╭──

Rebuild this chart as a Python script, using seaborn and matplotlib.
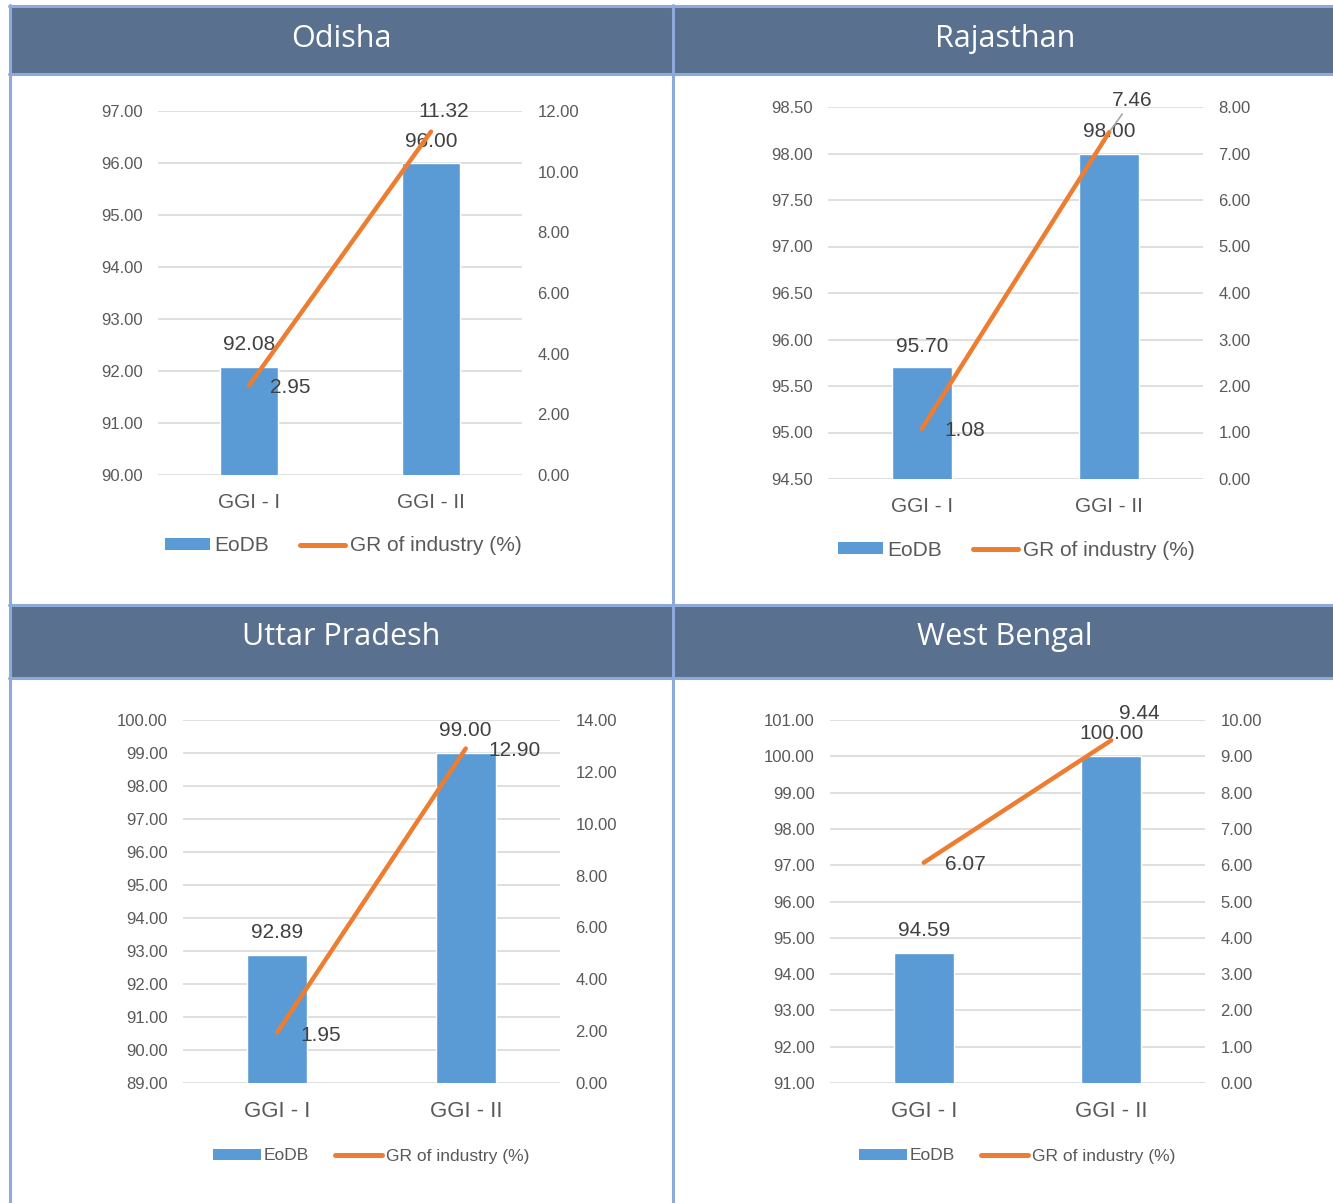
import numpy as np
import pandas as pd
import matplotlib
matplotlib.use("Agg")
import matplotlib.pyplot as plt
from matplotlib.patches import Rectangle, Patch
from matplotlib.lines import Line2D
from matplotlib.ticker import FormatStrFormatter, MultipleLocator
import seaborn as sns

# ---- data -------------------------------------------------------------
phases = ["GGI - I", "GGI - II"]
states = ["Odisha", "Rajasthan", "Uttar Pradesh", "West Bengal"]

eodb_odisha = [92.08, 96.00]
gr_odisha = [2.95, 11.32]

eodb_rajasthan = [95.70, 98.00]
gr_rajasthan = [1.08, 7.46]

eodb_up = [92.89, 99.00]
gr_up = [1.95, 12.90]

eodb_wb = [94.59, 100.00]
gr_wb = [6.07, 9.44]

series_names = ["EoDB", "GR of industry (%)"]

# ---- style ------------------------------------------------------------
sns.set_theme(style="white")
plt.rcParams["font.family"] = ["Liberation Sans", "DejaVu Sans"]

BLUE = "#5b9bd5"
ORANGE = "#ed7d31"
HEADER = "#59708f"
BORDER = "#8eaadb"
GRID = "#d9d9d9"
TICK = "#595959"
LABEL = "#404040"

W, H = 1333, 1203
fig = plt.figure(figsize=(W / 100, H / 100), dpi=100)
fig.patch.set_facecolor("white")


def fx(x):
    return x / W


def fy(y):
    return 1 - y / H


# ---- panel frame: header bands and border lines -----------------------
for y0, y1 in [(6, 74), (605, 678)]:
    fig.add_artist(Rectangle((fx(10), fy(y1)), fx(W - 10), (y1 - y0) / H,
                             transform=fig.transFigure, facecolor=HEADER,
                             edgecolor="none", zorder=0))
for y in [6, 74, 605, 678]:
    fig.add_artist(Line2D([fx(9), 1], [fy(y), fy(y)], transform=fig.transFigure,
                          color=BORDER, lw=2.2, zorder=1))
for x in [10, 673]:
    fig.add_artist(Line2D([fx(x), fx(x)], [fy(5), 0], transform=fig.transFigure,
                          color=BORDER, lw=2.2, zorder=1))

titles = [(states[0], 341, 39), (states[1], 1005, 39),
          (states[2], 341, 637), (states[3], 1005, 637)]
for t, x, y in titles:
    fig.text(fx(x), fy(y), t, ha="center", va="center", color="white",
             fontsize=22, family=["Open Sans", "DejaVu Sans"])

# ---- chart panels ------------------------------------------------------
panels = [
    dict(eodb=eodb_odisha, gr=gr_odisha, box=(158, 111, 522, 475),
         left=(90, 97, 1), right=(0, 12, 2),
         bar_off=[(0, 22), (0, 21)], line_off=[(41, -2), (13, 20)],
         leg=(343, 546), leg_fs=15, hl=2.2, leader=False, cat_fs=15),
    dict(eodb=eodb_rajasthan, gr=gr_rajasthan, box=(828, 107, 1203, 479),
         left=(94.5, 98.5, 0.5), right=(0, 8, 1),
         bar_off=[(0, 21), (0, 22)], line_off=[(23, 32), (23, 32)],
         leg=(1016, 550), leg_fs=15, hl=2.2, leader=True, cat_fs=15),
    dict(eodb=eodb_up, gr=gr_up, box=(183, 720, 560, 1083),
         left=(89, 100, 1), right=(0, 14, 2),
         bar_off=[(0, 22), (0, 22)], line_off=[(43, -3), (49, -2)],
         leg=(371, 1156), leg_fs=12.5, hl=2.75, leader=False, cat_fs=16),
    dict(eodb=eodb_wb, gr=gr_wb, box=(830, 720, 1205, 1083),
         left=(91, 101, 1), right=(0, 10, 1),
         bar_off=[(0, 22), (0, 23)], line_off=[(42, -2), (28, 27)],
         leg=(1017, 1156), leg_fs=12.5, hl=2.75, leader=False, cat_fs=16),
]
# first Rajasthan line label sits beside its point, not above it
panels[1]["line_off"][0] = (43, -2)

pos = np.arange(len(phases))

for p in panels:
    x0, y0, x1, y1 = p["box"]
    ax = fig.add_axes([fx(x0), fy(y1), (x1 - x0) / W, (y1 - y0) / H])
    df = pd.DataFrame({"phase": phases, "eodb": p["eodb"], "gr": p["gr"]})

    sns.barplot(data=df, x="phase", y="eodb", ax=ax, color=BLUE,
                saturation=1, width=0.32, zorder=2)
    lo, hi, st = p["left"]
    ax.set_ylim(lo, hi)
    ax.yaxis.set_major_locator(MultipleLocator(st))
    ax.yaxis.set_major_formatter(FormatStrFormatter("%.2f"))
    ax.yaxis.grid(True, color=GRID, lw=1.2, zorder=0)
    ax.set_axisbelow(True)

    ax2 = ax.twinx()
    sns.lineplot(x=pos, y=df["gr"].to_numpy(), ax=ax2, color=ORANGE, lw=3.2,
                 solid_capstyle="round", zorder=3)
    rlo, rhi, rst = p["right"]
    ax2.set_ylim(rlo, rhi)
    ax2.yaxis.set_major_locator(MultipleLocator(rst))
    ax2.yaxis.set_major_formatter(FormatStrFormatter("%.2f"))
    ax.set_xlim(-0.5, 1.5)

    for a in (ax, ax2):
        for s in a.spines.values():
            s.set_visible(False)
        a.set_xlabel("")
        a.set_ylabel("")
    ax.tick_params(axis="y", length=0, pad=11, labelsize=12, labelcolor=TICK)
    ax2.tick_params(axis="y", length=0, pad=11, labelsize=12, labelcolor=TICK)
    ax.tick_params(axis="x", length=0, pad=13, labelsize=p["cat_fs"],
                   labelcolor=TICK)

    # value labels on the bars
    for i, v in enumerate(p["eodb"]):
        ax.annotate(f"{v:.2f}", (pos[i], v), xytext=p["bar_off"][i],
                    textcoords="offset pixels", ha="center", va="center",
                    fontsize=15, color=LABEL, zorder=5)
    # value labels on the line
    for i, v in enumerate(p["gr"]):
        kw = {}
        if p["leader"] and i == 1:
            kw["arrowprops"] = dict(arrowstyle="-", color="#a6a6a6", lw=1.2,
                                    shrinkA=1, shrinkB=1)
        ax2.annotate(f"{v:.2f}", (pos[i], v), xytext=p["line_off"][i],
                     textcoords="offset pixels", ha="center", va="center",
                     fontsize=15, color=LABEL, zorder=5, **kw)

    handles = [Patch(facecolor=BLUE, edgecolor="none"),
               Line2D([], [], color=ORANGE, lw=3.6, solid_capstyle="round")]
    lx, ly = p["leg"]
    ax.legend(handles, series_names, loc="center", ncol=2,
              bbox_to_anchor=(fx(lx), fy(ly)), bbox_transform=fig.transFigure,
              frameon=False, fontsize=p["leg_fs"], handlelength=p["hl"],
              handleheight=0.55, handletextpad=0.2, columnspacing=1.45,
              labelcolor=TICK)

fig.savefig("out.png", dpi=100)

╰──

**What is needed**
Identify each line holding the string "seaborn", and copy it out.

**Output of the task**
Rebuild this chart as a Python script, using seaborn and matplotlib.
import seaborn as sns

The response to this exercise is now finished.